O teste mostra ainda que há uma associação positiva e forte entre conhecimento dessas políticas e avaliação positiva. Para os dados desta última rodada, o teste de correlação (conhecimento e avaliação) apresentou resultado de 0,97. Em outras palavras, quando tem acesso à informação sobre determinada política, a chance de o brasileiro avaliar positivamente é alta.

Curiosamente, a taxa a média de sucesso, isto é, conhecimento das políticas e avaliação positiva, mostra resultados diferentes nos dois períodos. Quando ainda tinha avaliação positiva maior que a negativa (dezembro de 2024), a taxa média ficou em 0,64.
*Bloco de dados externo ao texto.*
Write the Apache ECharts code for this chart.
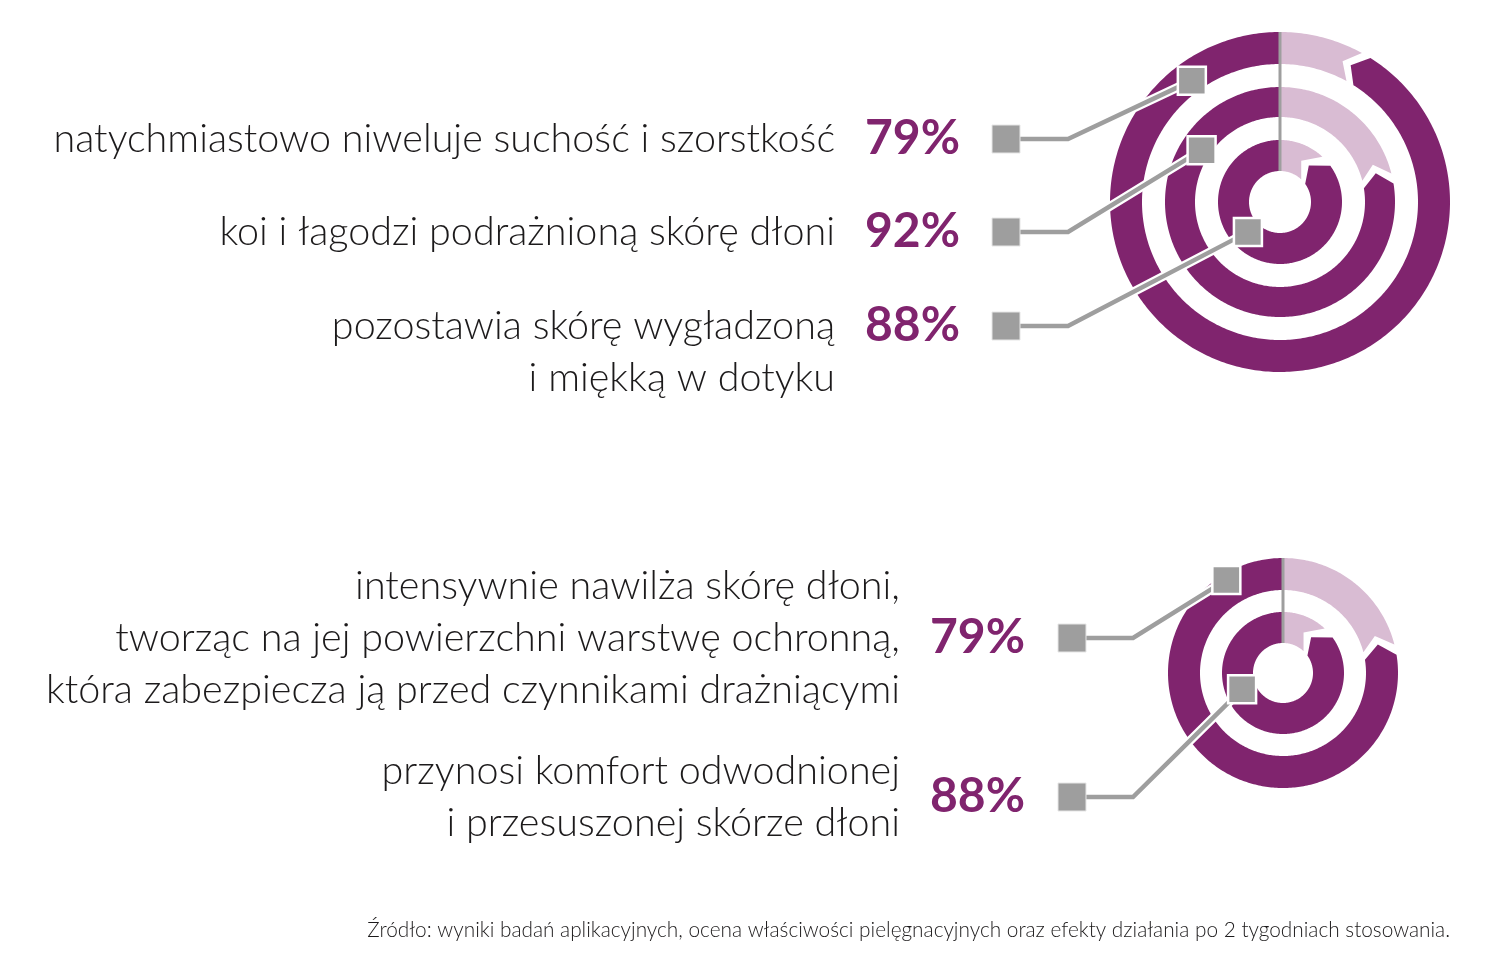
<!DOCTYPE html>
<html>
<head>
<meta charset="utf-8">
<script src="https://cdn.jsdelivr.net/npm/echarts@6/dist/echarts.min.js"></script>
<style>
html,body{margin:0;background:#fff}
#chart{width:1500px;height:980px}
</style>
</head>
<body>
<div id="chart"></div>
<script>
/** górny wykres */
let topLabels = ["natychmiastowo niweluje suchość i szorstkość","koi i łagodzi podrażnioną skórę dłoni","pozostawia skórę wygładzoną\ni miękką w dotyku"]
let topPercents = [79,92,88]
let topRings = [92,79,88]   // pierścienie od zewnętrznego, tak jak są narysowane
/** dolny wykres */
let bottomLabels = ["intensywnie nawilża skórę dłoni,\ntworząc na jej powierzchni warstwę ochronną,\nktóra zabezpiecza ją przed czynnikami drażniącymi","przynosi komfort odwodnionej\ni przesuszonej skórze dłoni"]
let bottomPercents = [79,88]
let bottomRings = [79,88]
let source = "Źródło: wyniki badań aplikacyjnych, ocena właściwości pielęgnacyjnych oraz efekty działania po 2 tygodniach stosowania."

const DARK = "#80246e", LIGHT = "#d9bcd3", GRAY = "#9e9e9e", TEXT = "#1c1a1b"
const FONT = "Lato", LINE = 52, GAP = 9, DEPTH = 13

let layout = {
    top:{center:[1280,202],radius:170,rings:[[138,170],[85,115],[31,62]],rows:[139,232,326],
        textX:835,pctX:960,boxX:1006,elbowX:1068,anchors:[[150,90],[94,84.3],[44,63]],valign:"top"},
    bottom:{center:[1283,673],radius:115,rings:[[83,115],[30,61]],rows:[638,797],
        textX:900,pctX:1025,boxX:1072,elbowX:1133,anchors:[[109,91.3],[44,69]],valign:"middle"}
}

let chart = echarts.init(document.getElementById("chart"))

/*************************pierścień z grotem************************/
function ringItem(L){
    return (params,api)=>{
        let [r0,r1] = L.rings[params.dataIndex]
        let rm = (r0+r1)/2
        let toPct = px=>px/(2*Math.PI*rm)*100
        let aL = 100-api.value(0)
        let aD = aL+toPct(GAP)
        let depth = toPct(DEPTH)
        let p = (r,a)=>api.coord([r,a])
        let arc = (r,from,to)=>{
            let pts = []
            let n = Math.max(2,Math.ceil(Math.abs(to-from)/0.25))
            for(let i=0;i<=n;i++) pts.push(p(r,from+(to-from)*i/n))
            return pts
        }
        let light = arc(r1,0,aL).concat([p(rm,aL-depth)],arc(r0,aL,0))
        let dark = arc(r1,aD,100).concat(arc(r0,100,aD),[p(rm,aD-depth)])
        let children = [
            {type:"polygon",shape:{points:light},style:{fill:LIGHT}},
            {type:"polygon",shape:{points:dark},style:{fill:DARK}}
        ]
        if(params.dataIndex==0){
            let rMin = L.rings[L.rings.length-1][0], rMax = L.rings[0][1]
            let a = p(rMin,0), b = p(rMax,0)
            children.push({type:"line",z2:5,shape:{x1:a[0],y1:a[1],x2:b[0],y2:b[1]},style:{stroke:GRAY,lineWidth:3}})
        }
        return {type:"group",children:children}
    }
}
/*************************linie odniesienia************************/
function leaderItem(L){
    return (params,api)=>{
        let i = params.dataIndex
        let y = L.rows[i]
        let a = api.coord(L.anchors[i])
        let pts = [[L.boxX,y],[L.elbowX,y],a]
        return {type:"group",children:[
            {type:"polyline",shape:{points:pts},style:{stroke:"#fff",lineWidth:9,fill:null}},
            {type:"polyline",shape:{points:pts},style:{stroke:GRAY,lineWidth:4.5,fill:null}},
            {type:"rect",shape:{x:L.boxX-14,y:y-14,width:28,height:28},style:{fill:GRAY,stroke:"#e6e6e6",lineWidth:1}},
            {type:"rect",shape:{x:a[0]-14,y:a[1]-14,width:28,height:28},style:{fill:GRAY,stroke:"#fff",lineWidth:2.5}}
        ]}
    }
}

let polar = [], angleAxis = [], radiusAxis = [], series = [], graphic = []
function addChart(L,rings,labels,percents){
    let idx = polar.length
    polar.push({center:L.center,radius:L.radius})
    angleAxis.push({polarIndex:idx,type:"value",min:0,max:100,startAngle:90,clockwise:true,show:false})
    radiusAxis.push({polarIndex:idx,type:"value",min:0,max:L.radius,show:false})
    series.push({type:"custom",coordinateSystem:"polar",polarIndex:idx,z:2,silent:true,renderItem:ringItem(L),data:rings})
    series.push({type:"custom",coordinateSystem:"polar",polarIndex:idx,z:3,silent:true,renderItem:leaderItem(L),data:percents})
    labels.forEach((t,i)=>{
        graphic.push({type:"text",x:L.textX,y:L.valign=="top"?L.rows[i]-LINE/2:L.rows[i],silent:true,
            style:{text:t,align:"right",verticalAlign:L.valign,fontFamily:FONT,fontWeight:300,fontSize:39.5,lineHeight:LINE,fill:TEXT}})
        graphic.push({type:"text",x:L.pctX,y:L.rows[i],silent:true,
            style:{text:percents[i]+"%",align:"right",verticalAlign:"middle",fontFamily:FONT,fontWeight:"bold",fontSize:48,fill:DARK}})
    })
}
addChart(layout.top,topRings,topLabels,topPercents)
addChart(layout.bottom,bottomRings,bottomLabels,bottomPercents)
graphic.push({type:"text",x:1450,y:930,silent:true,
    style:{text:source,align:"right",verticalAlign:"middle",fontFamily:FONT,fontWeight:300,fontSize:20.8,fill:TEXT}})

chart.setOption({
    backgroundColor:"#fff",
    animation:false,
    polar:polar,
    angleAxis:angleAxis,
    radiusAxis:radiusAxis,
    series:series,
    graphic:graphic
})
</script>
</body>
</html>
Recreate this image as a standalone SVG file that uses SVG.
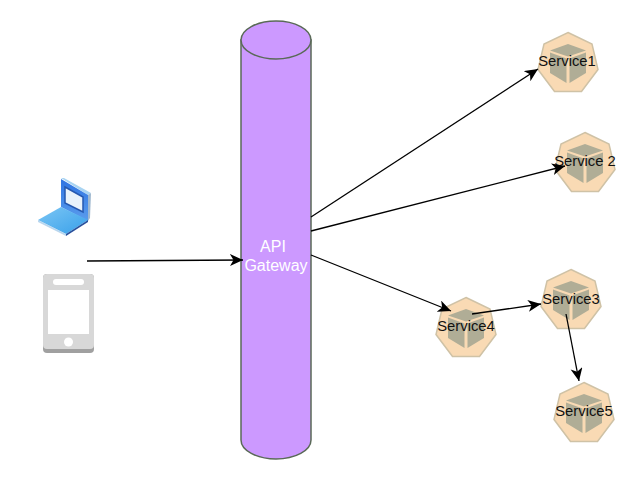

Agora, com o nível de desaprovação do governo em percentuais ainda elevados, a taxa registra 0,79. Aparentemente, portanto, o Executivo precisa se comunicar mais (no digital) e melhor, porque há uma possibilidade no horizonte de mudar os percentuais de avaliação negativa. A questão a saber é: será possível?

Os dados demonstram que a hipótese do problema da comunicação como um fator explicativo da baixa avaliação do governo não pode ser descartada, mas a sua solução está longe de estar ao alcance exclusivamente de ações do Executivo.

As mudanças no ecossistema de comunicação tornaram o trabalho dos governos muito mais complexo e difícil. O dinamismo das redes, além da proliferação de fontes e opiniões, cria uma situação de mais ruídos, com sobreposição de mediadores, o que limita muitas vezes o acesso a informações e enquadramentos que o governo gostaria que a população tivesse acesso (políticas públicas).

Esse contexto torna os resultados da comunicação governamental ainda menos previsíveis. Mas vamos ao óbvio: de fato, Lula 3 precisa ganhar o digital, não para vencer a batalha da comunicação, mas para não ser sempre um 7 a 1.

Agora um segundo ponto – na verdade, uma hipótese a ser validada. Se direcionarmos o olhar para as pesquisas de opinião, talvez estejamos iniciando uma era em que não vemos apenas resultados de erros de comunicação, mas sinais de um cenário em que a avaliação positiva de governos (não apenas este) tenderá a andar sobre uma fina camada de gelo, enquanto avaliações negativas surfarão no fluxo e na velocidade das redes. A conferir.